It doesn't take a rocket scientist to figure out that the Corsair PC-5400 XMS2 Pro series memory at default settings is the quickest of the bunch but only by a small margin although just enough to make it stand out in our benchmark graphs. We figure the folks at Corsair hit the nail on the head when it came to choosing the most efficient TRAS timing. While on paper it looks slower than Kingston (TRAS of 10) and OCZ (TRAS of 8), our benchmarks clearly showed that the ASUS motherboard utilizing the Intel 925XE chipset clearly prefers the higher TRAS setting of 12.
However and as expected, when it came to overclocking the OCZ PC-5400 Performance series memory was able to take the lead the vast majority of the time. We expected the OCZ to be a little further in front but a win is a win and that will be enough for some people to choose the OCZ memory over Corsair and Kingston.

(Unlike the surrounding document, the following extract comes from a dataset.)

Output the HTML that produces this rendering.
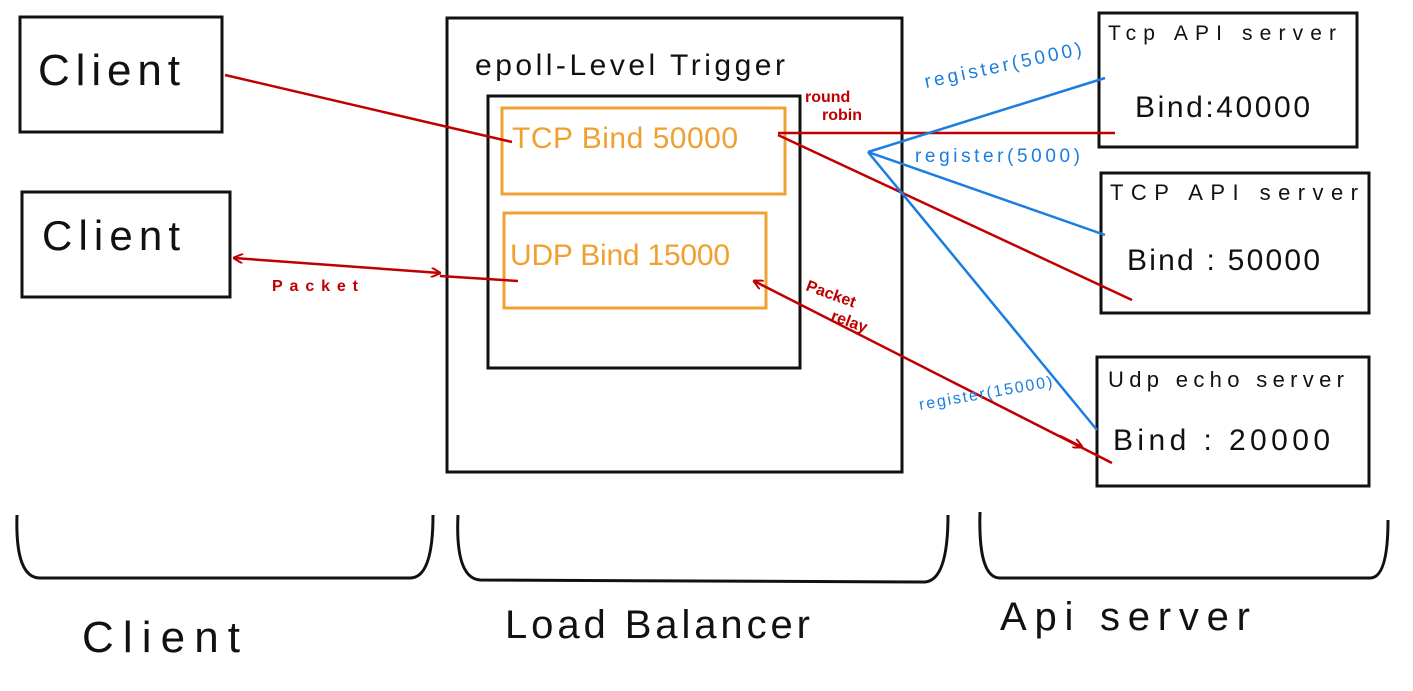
<!DOCTYPE html>
<html><head><style>html,body{margin:0;padding:0;background:#fff;}svg{display:block}</style></head>
<body>
<svg width="1413" height="691" viewBox="0 0 1413 691" xmlns="http://www.w3.org/2000/svg" font-family="Liberation Sans, sans-serif">
<defs>
<marker id="ar" markerWidth="10" markerHeight="10" refX="9" refY="5" orient="auto" markerUnits="userSpaceOnUse"><path d="M0,0 L10,5 L0,10" fill="none" stroke="#c00000" stroke-width="2"/></marker>
<marker id="al" markerWidth="10" markerHeight="10" refX="1" refY="5" orient="auto" markerUnits="userSpaceOnUse"><path d="M10,0 L0,5 L10,10" fill="none" stroke="#c00000" stroke-width="2"/></marker>
</defs>
<g fill="none" stroke="#111" stroke-width="3">
<rect x="20" y="17" width="202" height="115"/>
<rect x="22" y="192" width="208" height="105"/>
<rect x="447" y="18" width="455" height="454"/>
<rect x="488" y="96" width="312" height="272"/>
<rect x="1099" y="13" width="258" height="134"/>
<rect x="1101" y="173" width="268" height="140"/>
<rect x="1097" y="357" width="272" height="129"/>
<path d="M17,515 Q15,578 40,578 L410,578 Q433,578 433,515"/>
<path d="M458,515 Q455,578 480,580 L925,582 Q948,580 948,515"/>
<path d="M980,512 Q978,578 1000,578 L1370,578 Q1388,578 1388,520"/>
</g>
<g fill="none" stroke="#f0a030" stroke-width="3">
<rect x="502" y="108" width="283" height="86"/>
<rect x="504" y="213" width="262" height="95"/>
</g>
<g stroke="#c00000" stroke-width="2.5" fill="none">
<line x1="225" y1="75" x2="512" y2="142"/>
<line x1="778" y1="133" x2="1115" y2="133"/>
<line x1="778" y1="135" x2="1132" y2="300"/>
<line x1="234" y1="258" x2="440" y2="273" marker-start="url(#al)" marker-end="url(#ar)"/>
<line x1="440" y1="276" x2="518" y2="281"/>
<line x1="754" y1="281" x2="1112" y2="463" marker-start="url(#al)"/>
<line x1="1060" y1="436" x2="1082" y2="447" marker-end="url(#ar)"/>
</g>
<g stroke="#1a7de0" stroke-width="2.5" fill="none">
<line x1="868" y1="152" x2="1105" y2="78"/>
<line x1="868" y1="152" x2="1105" y2="235"/>
<line x1="868" y1="152" x2="1097" y2="430"/>
</g>
<g fill="#111">
<text x="38" y="85" font-size="44" textLength="142" lengthAdjust="spacing">Client</text>
<text x="42" y="250" font-size="42" textLength="138" lengthAdjust="spacing">Client</text>
<text x="475" y="75" font-size="30" textLength="310" lengthAdjust="spacing">epoll-Level Trigger</text>
<text x="1108" y="40" font-size="21" textLength="228" lengthAdjust="spacing">Tcp API  server</text>
<text x="1135" y="117" font-size="30" textLength="175" lengthAdjust="spacing">Bind:40000</text>
<text x="1110" y="200" font-size="22" textLength="248" lengthAdjust="spacing">TCP API  server</text>
<text x="1127" y="270" font-size="30" textLength="193" lengthAdjust="spacing">Bind : 50000</text>
<text x="1108" y="387" font-size="22" textLength="236" lengthAdjust="spacing">Udp echo server</text>
<text x="1113" y="450" font-size="30" textLength="217" lengthAdjust="spacing">Bind : 20000</text>
<text x="82" y="652" font-size="44" textLength="158" lengthAdjust="spacing">Client</text>
<text x="505" y="638" font-size="40" textLength="305" lengthAdjust="spacing">Load Balancer</text>
<text x="1000" y="630" font-size="40" textLength="250" lengthAdjust="spacing">Api server</text>
</g>
<g fill="#f0a030">
<text x="512" y="148" font-size="30" textLength="226" lengthAdjust="spacing">TCP Bind 50000</text>
<text x="510" y="265" font-size="30" textLength="220" lengthAdjust="spacing">UDP Bind 15000</text>
</g>
<g fill="#c00000" font-size="16" font-weight="bold">
<text x="805" y="102">round</text>
<text x="822" y="120">robin</text>
<text x="272" y="291" textLength="86" lengthAdjust="spacing">Packet</text>
<text x="805" y="290" transform="rotate(20 805 290)">Packet</text>
<text x="830" y="320" transform="rotate(20 830 320)">relay</text>
</g>
<g fill="#1a7de0" font-size="19">
<text x="926" y="88" transform="rotate(-12 926 88)" textLength="160" lengthAdjust="spacing">register(5000)</text>
<text x="915" y="162" textLength="165" lengthAdjust="spacing">register(5000)</text>
<text x="920" y="410" font-size="16" transform="rotate(-10 920 410)" textLength="135" lengthAdjust="spacing">register(15000)</text>
</g>
</svg>
</body></html>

People intending on overclocking their DDR-2 system should probably choose the OCZ memory since like we have already highlighted, it loves every bit of its 2.2V memory voltage and is able to overclock quite a bit higher than the other modules. While on paper the overclock only slightly gave the OCZ memory the lead, if you want to really push your CPU with extreme cooling methods, the OCZ will probably come along for the ride and clock pass 420MHz memory clock while the modules from Corsair and Kingston had no hope of reaching these speeds since their voltages weren't as friendly as the OCZ product.
However if you don't intend on overclocking your DDR-2 system you'd probably choose the Corsair memory since it provides the most optimised timings and contains those funky activity LED's but on the same token it isn't terribly hard to jump into the BIOS for a couple minutes and adjust the TRAS timings to 12 on the other modules. In this case, you should buy the memory you prefer and what is cheapest and most available in your area.
Using our online price comparison tool which collects prices of products from the most popular online USA retail stores, (at the time of writing) we can see that the OCZ memory is the cheapest of the bunch coming in at $237 US on Newegg, while the best price on the Corsair is $305 US at Digitally Unique and the best price on the Kingston is $278 US at Mwave.
Given the pricing, we feel the OCZ memory is your best choice since it is the most affordable, offers stylish looks and high stable voltage which in turn provides higher overclockability - and it won't affect your warranty since it is covered by OCZ's "EVP" (Extended Voltage Protection) program. Each of the sets of modules are all high quality and provide good performance but there has to be a winner and today it is OCZ and as such receives our "Must Have Editor's Choice award.